- [Listed records]:

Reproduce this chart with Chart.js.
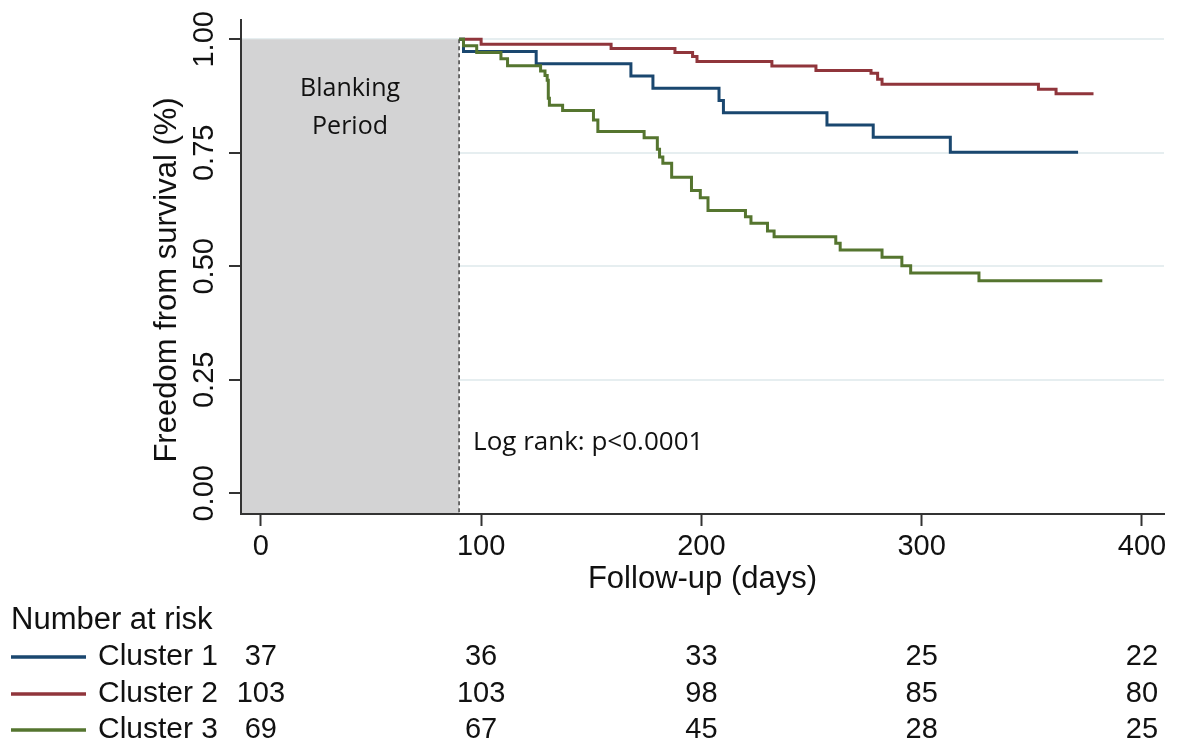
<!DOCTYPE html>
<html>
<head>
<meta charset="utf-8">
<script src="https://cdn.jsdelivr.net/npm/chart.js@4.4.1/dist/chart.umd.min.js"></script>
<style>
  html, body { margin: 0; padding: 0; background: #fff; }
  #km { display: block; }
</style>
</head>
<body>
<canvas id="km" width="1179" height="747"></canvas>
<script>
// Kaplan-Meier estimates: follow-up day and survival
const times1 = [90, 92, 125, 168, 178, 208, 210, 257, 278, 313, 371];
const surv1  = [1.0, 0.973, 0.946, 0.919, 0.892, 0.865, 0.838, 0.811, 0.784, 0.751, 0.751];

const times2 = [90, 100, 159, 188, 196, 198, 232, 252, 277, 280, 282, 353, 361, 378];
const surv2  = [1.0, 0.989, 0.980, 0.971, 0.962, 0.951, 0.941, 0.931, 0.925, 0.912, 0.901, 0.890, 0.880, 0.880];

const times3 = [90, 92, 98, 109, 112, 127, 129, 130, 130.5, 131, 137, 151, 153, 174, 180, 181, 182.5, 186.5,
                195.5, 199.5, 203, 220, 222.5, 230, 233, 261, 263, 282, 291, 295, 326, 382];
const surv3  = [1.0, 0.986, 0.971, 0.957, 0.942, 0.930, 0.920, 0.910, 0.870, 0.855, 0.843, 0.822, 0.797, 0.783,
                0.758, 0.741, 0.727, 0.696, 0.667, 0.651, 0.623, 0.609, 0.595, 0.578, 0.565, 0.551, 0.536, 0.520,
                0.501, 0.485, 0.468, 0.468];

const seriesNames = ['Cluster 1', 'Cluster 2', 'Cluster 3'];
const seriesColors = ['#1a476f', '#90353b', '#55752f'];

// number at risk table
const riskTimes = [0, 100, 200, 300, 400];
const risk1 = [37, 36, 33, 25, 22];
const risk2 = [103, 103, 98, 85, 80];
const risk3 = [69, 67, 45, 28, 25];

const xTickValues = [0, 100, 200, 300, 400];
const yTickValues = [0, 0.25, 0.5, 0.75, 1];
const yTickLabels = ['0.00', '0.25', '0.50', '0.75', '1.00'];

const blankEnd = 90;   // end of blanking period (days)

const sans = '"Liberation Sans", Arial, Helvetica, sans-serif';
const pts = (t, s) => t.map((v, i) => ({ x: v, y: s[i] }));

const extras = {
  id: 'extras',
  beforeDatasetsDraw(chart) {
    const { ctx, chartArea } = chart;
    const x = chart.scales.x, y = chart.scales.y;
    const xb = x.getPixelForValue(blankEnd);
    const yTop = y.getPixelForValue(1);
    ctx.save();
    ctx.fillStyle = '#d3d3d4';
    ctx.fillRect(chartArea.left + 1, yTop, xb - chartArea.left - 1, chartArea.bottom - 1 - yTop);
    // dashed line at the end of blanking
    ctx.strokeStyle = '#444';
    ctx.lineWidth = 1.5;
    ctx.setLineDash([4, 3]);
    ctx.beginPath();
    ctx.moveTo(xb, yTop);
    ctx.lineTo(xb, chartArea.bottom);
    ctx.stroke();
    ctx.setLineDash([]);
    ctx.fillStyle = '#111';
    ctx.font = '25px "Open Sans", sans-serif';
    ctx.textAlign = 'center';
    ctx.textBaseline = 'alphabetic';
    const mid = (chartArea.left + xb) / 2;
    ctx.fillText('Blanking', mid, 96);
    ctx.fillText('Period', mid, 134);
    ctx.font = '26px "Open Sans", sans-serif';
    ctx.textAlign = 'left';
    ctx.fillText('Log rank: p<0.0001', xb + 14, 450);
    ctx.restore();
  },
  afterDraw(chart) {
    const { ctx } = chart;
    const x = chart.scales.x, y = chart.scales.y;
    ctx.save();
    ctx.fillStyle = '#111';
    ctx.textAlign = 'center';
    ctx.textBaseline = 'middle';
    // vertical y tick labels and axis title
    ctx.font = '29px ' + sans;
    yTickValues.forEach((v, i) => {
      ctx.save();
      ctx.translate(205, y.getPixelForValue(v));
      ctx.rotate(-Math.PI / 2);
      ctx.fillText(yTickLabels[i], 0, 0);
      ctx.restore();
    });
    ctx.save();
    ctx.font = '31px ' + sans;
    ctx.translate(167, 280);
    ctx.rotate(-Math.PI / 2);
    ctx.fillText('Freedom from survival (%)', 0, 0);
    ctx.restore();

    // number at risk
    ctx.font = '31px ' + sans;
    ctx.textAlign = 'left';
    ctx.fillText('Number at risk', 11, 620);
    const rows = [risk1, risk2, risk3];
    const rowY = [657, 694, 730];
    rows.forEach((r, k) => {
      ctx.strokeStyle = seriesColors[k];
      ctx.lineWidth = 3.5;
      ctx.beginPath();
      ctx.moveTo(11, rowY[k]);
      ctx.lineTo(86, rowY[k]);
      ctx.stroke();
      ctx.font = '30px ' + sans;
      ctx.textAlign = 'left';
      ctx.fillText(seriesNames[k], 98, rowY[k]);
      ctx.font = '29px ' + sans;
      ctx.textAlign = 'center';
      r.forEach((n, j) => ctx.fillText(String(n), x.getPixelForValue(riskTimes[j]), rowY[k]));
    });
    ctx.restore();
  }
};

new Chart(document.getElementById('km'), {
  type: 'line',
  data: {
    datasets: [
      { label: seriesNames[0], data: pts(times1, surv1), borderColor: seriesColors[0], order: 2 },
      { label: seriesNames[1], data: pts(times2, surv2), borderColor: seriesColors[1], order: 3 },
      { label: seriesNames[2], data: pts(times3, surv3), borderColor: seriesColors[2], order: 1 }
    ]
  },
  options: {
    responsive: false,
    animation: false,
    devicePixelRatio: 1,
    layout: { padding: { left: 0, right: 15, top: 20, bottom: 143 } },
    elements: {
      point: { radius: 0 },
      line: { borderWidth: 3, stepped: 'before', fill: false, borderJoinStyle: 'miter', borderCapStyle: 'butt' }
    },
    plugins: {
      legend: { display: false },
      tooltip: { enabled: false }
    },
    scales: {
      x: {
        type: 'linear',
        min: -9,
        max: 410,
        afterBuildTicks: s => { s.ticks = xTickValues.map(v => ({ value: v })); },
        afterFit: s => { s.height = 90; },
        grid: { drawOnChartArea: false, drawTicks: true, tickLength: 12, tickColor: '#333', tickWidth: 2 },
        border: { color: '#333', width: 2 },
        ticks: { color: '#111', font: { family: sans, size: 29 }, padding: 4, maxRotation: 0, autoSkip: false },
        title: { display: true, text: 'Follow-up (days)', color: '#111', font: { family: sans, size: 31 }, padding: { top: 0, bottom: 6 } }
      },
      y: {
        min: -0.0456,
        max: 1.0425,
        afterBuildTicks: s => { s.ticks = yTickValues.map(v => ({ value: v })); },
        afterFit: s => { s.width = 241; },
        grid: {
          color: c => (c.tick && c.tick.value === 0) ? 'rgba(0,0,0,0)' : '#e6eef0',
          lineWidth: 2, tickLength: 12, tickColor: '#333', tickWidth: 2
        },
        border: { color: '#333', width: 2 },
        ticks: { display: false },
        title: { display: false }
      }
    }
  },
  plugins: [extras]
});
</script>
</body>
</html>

==

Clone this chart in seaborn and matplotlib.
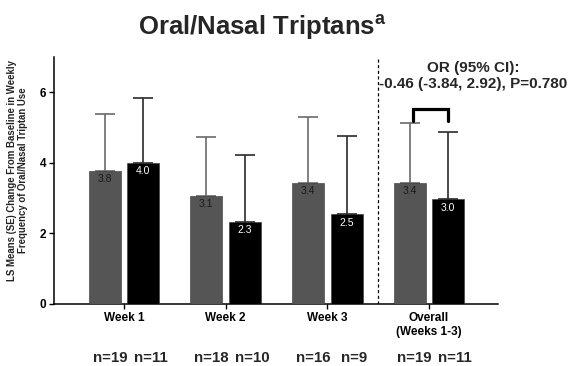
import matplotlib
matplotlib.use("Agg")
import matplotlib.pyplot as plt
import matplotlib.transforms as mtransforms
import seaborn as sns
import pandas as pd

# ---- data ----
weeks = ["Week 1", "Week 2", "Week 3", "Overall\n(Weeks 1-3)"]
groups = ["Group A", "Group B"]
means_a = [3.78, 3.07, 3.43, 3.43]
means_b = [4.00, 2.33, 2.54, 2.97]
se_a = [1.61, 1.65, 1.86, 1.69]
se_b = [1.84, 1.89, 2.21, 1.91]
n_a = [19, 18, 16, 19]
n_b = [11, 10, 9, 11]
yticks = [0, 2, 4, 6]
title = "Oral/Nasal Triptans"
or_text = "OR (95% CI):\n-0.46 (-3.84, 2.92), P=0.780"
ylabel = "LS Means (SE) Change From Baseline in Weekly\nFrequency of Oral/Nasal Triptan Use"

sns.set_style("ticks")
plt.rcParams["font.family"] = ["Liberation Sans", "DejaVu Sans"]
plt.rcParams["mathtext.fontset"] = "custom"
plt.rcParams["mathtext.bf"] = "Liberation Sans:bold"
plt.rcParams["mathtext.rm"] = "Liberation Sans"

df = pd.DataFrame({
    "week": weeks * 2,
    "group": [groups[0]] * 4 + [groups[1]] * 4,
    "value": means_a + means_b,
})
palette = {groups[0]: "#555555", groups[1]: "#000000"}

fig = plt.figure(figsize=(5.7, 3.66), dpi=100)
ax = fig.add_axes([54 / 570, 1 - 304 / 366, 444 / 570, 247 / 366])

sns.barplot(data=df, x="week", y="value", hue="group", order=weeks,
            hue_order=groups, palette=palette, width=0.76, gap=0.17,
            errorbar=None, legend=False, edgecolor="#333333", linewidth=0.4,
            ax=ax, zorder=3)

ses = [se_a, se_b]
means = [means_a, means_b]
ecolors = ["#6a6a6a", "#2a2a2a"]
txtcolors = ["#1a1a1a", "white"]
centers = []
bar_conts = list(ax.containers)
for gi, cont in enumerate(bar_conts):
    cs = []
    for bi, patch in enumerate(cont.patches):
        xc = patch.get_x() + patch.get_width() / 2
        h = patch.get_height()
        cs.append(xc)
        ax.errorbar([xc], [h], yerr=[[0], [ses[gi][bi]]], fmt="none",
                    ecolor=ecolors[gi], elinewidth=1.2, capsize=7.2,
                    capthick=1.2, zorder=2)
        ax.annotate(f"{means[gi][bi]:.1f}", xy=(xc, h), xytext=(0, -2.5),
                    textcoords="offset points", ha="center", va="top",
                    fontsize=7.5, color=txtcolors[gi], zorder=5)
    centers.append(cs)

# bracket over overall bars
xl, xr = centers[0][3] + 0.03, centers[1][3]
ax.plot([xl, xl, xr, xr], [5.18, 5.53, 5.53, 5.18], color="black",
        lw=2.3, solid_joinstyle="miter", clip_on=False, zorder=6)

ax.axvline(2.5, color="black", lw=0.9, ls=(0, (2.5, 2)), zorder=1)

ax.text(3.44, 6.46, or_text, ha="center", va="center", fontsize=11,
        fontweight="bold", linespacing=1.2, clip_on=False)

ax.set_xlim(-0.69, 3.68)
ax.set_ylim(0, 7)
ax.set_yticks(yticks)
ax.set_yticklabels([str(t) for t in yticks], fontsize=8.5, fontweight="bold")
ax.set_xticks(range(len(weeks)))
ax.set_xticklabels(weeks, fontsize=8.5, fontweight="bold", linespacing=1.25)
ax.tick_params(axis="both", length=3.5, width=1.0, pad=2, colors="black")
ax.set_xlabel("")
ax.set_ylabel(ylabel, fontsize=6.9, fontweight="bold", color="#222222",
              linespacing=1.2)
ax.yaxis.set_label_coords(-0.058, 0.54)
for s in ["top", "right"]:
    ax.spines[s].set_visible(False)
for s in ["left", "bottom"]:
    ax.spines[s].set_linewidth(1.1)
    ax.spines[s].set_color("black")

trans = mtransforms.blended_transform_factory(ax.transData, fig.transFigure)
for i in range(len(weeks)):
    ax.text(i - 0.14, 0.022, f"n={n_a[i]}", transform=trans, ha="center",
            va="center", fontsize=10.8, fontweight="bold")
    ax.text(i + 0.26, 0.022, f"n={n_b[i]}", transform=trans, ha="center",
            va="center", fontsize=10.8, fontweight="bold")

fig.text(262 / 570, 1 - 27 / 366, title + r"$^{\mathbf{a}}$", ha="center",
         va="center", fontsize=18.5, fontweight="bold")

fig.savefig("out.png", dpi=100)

==

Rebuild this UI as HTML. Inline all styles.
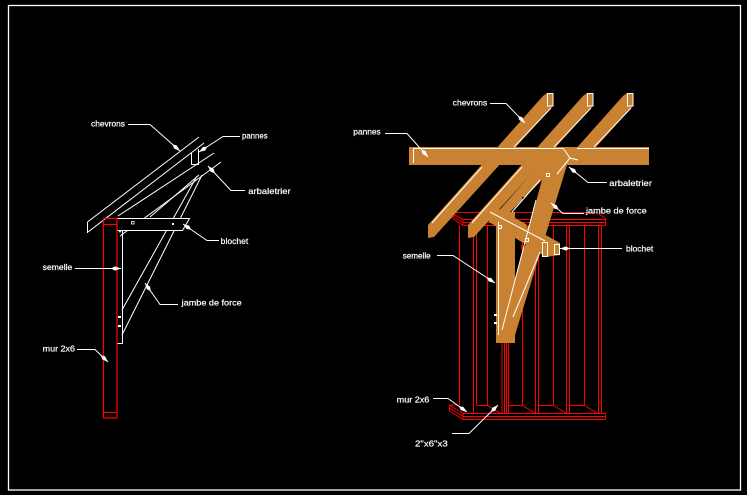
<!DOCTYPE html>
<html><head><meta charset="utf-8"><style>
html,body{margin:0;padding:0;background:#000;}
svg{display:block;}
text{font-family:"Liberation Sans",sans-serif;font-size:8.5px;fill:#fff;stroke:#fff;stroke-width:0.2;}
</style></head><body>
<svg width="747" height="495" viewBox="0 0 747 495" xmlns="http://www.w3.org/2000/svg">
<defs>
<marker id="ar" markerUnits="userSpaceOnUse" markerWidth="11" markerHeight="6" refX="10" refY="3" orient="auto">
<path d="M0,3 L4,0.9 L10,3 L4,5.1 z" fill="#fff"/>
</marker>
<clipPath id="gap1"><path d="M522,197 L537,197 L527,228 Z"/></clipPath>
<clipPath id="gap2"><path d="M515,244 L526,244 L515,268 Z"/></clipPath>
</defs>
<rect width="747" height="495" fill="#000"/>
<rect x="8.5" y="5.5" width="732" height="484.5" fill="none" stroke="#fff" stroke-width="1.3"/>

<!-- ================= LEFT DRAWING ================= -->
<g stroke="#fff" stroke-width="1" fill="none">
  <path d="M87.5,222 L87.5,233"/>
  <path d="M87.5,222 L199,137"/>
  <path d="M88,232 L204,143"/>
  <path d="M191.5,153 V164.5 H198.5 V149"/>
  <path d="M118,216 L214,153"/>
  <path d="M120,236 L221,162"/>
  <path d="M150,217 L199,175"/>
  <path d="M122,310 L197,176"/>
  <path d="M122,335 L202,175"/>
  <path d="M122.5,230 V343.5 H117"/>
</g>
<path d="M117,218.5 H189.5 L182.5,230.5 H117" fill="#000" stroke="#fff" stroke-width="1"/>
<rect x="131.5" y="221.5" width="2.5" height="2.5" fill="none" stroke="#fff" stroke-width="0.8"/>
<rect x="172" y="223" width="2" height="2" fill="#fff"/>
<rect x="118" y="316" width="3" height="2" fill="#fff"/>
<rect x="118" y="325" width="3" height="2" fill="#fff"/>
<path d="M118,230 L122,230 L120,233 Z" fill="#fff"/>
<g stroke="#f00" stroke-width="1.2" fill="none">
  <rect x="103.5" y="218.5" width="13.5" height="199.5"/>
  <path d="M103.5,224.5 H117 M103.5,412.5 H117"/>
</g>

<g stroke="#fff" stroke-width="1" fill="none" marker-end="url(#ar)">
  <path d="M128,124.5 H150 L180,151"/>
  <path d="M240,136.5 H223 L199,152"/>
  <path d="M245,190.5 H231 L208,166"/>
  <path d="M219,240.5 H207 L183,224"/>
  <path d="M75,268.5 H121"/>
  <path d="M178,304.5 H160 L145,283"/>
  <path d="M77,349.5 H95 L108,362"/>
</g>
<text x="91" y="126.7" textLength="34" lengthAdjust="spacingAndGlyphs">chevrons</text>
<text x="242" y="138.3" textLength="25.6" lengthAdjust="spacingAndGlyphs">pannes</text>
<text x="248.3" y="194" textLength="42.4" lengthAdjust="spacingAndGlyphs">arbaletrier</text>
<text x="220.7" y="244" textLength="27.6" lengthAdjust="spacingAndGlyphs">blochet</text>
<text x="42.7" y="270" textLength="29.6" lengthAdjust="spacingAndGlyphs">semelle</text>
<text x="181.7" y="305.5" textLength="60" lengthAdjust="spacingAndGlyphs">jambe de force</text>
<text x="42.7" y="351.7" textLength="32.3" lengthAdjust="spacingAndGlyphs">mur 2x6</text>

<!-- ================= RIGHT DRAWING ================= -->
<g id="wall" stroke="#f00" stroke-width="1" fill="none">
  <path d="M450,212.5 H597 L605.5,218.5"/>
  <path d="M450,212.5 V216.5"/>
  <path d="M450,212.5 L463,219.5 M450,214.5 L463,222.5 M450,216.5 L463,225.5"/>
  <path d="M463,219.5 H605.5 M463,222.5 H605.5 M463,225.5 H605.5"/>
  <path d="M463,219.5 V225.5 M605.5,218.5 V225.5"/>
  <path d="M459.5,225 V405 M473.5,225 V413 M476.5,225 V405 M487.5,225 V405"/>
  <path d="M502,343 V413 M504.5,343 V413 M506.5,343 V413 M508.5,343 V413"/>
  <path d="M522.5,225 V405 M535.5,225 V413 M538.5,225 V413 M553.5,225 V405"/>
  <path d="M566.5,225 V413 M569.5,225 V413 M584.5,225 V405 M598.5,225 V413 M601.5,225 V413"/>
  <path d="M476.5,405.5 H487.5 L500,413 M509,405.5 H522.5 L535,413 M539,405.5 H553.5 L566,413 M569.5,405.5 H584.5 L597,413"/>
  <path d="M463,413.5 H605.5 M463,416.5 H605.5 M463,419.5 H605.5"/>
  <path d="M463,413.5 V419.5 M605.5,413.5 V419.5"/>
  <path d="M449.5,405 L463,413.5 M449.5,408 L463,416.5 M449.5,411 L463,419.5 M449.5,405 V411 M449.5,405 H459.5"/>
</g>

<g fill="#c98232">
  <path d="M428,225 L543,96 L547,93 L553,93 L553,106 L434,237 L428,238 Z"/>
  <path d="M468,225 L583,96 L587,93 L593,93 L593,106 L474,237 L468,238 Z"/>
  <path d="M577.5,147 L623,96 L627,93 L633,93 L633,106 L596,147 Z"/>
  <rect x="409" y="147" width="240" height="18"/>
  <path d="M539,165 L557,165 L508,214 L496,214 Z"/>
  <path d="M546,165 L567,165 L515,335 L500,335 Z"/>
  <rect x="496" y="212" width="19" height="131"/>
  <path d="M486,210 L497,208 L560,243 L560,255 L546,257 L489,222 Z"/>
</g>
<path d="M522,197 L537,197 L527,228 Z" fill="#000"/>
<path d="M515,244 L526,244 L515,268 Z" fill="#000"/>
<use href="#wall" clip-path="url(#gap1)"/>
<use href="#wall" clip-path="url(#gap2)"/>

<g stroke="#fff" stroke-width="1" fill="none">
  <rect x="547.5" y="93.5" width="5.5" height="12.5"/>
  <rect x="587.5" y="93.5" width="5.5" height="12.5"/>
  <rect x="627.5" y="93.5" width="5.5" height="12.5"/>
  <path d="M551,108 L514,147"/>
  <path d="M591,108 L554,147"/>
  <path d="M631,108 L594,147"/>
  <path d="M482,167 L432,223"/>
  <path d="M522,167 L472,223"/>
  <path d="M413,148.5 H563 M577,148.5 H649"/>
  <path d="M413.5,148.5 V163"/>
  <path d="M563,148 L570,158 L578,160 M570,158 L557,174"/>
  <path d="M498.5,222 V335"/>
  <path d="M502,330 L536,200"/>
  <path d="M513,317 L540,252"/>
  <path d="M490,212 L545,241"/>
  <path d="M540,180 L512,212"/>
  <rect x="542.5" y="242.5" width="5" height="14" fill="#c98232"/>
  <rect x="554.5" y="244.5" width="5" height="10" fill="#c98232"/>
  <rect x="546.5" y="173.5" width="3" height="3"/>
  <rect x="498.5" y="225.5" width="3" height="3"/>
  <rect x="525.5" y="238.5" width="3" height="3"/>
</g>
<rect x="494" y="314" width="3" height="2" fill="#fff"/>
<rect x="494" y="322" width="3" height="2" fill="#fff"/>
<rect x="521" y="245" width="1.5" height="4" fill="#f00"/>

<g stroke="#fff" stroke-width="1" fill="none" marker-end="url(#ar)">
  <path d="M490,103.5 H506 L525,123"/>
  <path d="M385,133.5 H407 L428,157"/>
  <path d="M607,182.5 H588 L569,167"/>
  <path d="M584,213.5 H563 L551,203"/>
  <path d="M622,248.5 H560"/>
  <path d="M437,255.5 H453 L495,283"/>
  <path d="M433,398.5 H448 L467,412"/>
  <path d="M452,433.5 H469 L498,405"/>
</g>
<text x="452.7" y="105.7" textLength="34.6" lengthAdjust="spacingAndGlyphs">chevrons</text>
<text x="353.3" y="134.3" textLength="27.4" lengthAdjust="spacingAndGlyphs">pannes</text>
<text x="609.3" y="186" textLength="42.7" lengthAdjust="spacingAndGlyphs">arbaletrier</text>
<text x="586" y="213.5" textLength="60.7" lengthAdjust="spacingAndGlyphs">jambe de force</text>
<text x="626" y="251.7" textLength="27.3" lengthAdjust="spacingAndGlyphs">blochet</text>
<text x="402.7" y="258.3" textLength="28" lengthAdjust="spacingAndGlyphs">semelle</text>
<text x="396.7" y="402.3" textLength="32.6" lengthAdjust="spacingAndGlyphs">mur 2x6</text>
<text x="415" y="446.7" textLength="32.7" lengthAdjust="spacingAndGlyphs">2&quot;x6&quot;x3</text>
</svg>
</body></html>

- [Stated task]:
Only the lines starting at the line with "Clone this chart in seaborn and matplotlib." and ending at the line with "import pandas as pd" should be printed again, exactly and with both ends kept; omit the pictures.

- [Right answer]:
Clone this chart in seaborn and matplotlib.
import matplotlib
matplotlib.use("Agg")
import matplotlib.pyplot as plt
import matplotlib.transforms as mtransforms
import seaborn as sns
import pandas as pd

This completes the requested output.